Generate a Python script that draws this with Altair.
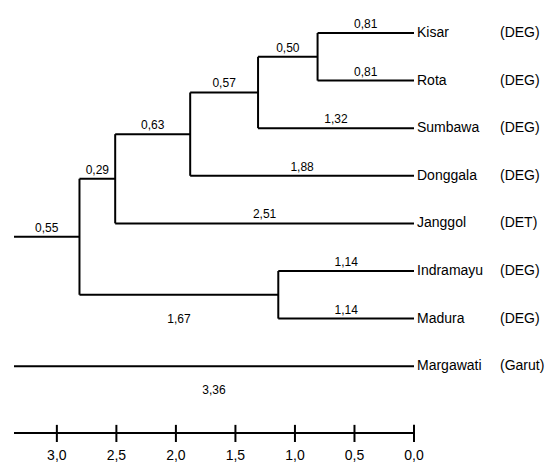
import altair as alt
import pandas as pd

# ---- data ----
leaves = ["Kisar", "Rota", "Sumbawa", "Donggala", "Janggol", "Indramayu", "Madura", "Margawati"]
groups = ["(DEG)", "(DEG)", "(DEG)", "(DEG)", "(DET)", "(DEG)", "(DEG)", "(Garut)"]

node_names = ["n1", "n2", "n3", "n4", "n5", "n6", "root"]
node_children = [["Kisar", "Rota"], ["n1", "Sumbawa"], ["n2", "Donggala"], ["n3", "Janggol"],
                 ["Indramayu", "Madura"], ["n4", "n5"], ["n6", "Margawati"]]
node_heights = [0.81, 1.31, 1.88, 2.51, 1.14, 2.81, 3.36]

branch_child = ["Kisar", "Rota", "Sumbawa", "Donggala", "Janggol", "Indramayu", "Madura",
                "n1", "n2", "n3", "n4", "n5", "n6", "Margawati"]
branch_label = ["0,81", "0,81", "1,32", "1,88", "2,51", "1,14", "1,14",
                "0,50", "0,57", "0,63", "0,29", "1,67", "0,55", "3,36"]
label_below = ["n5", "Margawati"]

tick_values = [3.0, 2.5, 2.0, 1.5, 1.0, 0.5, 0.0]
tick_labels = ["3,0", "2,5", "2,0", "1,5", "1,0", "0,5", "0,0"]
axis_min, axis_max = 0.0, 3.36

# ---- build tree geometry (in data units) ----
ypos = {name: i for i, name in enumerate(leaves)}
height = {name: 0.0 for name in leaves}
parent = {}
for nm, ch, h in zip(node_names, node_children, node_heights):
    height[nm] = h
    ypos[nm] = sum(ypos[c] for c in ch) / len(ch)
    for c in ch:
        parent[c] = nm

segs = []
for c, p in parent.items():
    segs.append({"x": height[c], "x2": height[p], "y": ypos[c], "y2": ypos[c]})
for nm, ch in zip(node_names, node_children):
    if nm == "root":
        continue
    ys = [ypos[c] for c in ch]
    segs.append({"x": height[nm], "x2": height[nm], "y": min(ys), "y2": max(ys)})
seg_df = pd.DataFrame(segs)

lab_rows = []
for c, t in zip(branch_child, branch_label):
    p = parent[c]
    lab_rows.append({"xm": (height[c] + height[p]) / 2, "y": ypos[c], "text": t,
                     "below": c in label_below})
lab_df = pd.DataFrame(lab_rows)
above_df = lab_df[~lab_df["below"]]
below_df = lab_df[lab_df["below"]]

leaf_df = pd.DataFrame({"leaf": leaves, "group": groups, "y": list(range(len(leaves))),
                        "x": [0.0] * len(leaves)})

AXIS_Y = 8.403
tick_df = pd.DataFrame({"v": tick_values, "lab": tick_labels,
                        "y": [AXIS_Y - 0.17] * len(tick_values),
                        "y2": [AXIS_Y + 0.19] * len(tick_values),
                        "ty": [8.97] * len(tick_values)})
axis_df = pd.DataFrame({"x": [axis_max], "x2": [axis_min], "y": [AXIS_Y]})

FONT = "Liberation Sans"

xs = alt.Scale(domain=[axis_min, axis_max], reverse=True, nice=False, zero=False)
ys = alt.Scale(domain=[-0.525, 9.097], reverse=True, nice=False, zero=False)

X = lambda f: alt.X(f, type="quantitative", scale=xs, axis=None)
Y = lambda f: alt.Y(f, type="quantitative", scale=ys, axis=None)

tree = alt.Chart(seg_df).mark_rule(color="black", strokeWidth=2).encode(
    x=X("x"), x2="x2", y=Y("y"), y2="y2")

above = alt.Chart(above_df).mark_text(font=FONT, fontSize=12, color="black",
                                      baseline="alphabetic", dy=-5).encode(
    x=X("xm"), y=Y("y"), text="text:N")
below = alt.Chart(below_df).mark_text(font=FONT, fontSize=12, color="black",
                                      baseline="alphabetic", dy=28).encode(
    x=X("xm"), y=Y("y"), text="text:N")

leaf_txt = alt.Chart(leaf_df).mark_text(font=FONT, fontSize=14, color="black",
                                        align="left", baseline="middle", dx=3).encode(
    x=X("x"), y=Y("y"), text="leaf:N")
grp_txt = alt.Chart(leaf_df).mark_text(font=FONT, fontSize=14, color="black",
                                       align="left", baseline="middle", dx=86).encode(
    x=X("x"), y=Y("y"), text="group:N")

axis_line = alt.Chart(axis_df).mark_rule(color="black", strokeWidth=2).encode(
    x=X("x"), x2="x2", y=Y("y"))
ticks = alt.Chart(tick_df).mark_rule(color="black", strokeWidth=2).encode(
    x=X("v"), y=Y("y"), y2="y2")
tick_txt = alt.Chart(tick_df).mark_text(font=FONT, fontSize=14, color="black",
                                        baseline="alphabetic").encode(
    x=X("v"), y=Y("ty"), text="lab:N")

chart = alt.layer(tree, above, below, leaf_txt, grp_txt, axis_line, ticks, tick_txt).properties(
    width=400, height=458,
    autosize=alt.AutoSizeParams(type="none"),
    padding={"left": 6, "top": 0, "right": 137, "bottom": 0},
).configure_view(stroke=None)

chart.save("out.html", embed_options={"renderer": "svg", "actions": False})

### SET EXERCISE
Only lines belong in the copy: transcribe those from the start of the data through the line that contains "node_heights = [0.81, 1.31, 1.88, 2.51, 1.14, 2.81, 3.36]", and skip the pictures.

### EXERCISE ANSWER
Generate a Python script that draws this with Altair.
import altair as alt
import pandas as pd

# ---- data ----
leaves = ["Kisar", "Rota", "Sumbawa", "Donggala", "Janggol", "Indramayu", "Madura", "Margawati"]
groups = ["(DEG)", "(DEG)", "(DEG)", "(DEG)", "(DET)", "(DEG)", "(DEG)", "(Garut)"]

node_names = ["n1", "n2", "n3", "n4", "n5", "n6", "root"]
node_children = [["Kisar", "Rota"], ["n1", "Sumbawa"], ["n2", "Donggala"], ["n3", "Janggol"],
                 ["Indramayu", "Madura"], ["n4", "n5"], ["n6", "Margawati"]]
node_heights = [0.81, 1.31, 1.88, 2.51, 1.14, 2.81, 3.36]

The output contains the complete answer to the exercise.